Should my friend read this, I feel I should say some things:  I will always care about you.   I think that, in a way, I will always love you and miss you. I will always be grateful that you showed me that I could, indeed, be HAPPY again.  I will always owe it to you for helping me find another piece of myself - a person who doesn't care what others think of her and a person who's not afraid to go after what she wants; a person who is blunt and honest and doesn't play games.  You made me feel special and worthwhile, no matter how long that lasted.  You also gave me a gift that no one else has been able to and that. . . well, we both know what that was (and for the rest of you, it wasn't anything inappropriate!).  I hope that one day we'll run into each other and we can both smile and laugh about how hot fire is or how terrible movies are that include cowboys and aliens.

Monday I woke up feeling as though a new chapter in my life had been started.  And I believe that, indeed, it has been.  Scared?  Yeah.  Nervous?  Yeah.  But mostly?  I'm just ready.  I'm moving on with my life - I'm a junior in high school.  These are the days I'm supposed to be enjoying and living to the fullest.  And from now on?  I'm going to do that.  Because now?  I'm ABLE to do that.  I once said that moving on is not the same thing as letting go.

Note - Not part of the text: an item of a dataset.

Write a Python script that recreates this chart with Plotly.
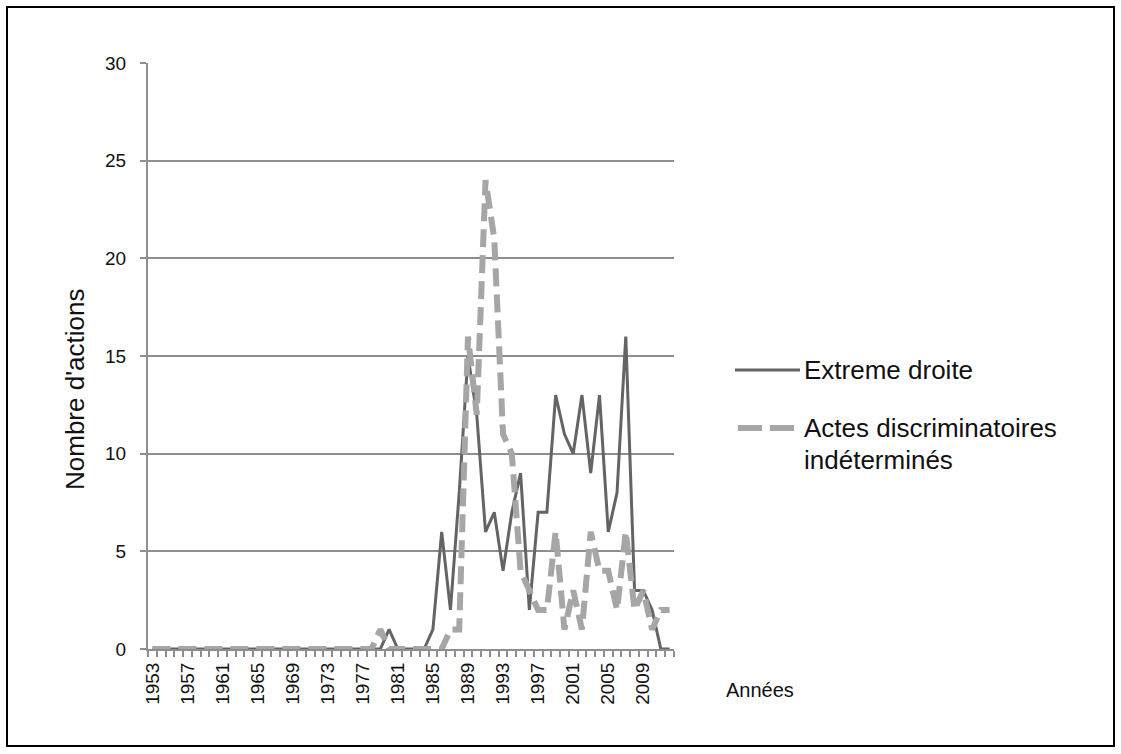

When you decide to move forward, you can't let go; you have to move forward with your past experiences being a part of you.  Letting go, though, is not moving forward, but starting over; when you let go, you release something that was once a part of you and therefore must start over and become someone else - a completely new person.  And because of this, I will never let go.

My past does not define me.  It composes me.

My friend, you will always be a part of me.  Our time together will always be part of who I am because, however brief it was, it molded and shaped me the way anything else does.  I do not regret it; nor do I regret our ending.  I wish you nothing but happiness, success, and blessings.

2 comments:

Joy Hopkins said...

Dog gone it!! You always make me cry! That was wonderful Hanna. The talent you have just amazes me, I know everyone is so proud of who you are and where you will go in life! Never stop writing!!

Anonymous said...

Hanna, this is great. Letting go of relationships is something we all go through, and it feels just the way you wrote it, no matter how old you are.
I believe sometimes the Lord has us take people out of our lives because we're not ready for them or their not for us.
There was a plant once in my back yard, it was very small. It was suppose to be a large plant, but no matter how much I babied it, it never go bigger.
It was very pretty, with beautiful flowers and green leafs, it just wasn't as big as it should be.
One day I got the Idea to move the plant away from the tree I planted it under. I had planted it there for the shade, I didn't want the sun to kill it.
I moved it away from it's best-friend, the tree.
The next year it was 3 times it's size.
The plant would have be happy just staying under the tree and not growing anymore, but that's how God made it.
So,Hanna, as much as it hurts, keep on letting the Lord move you.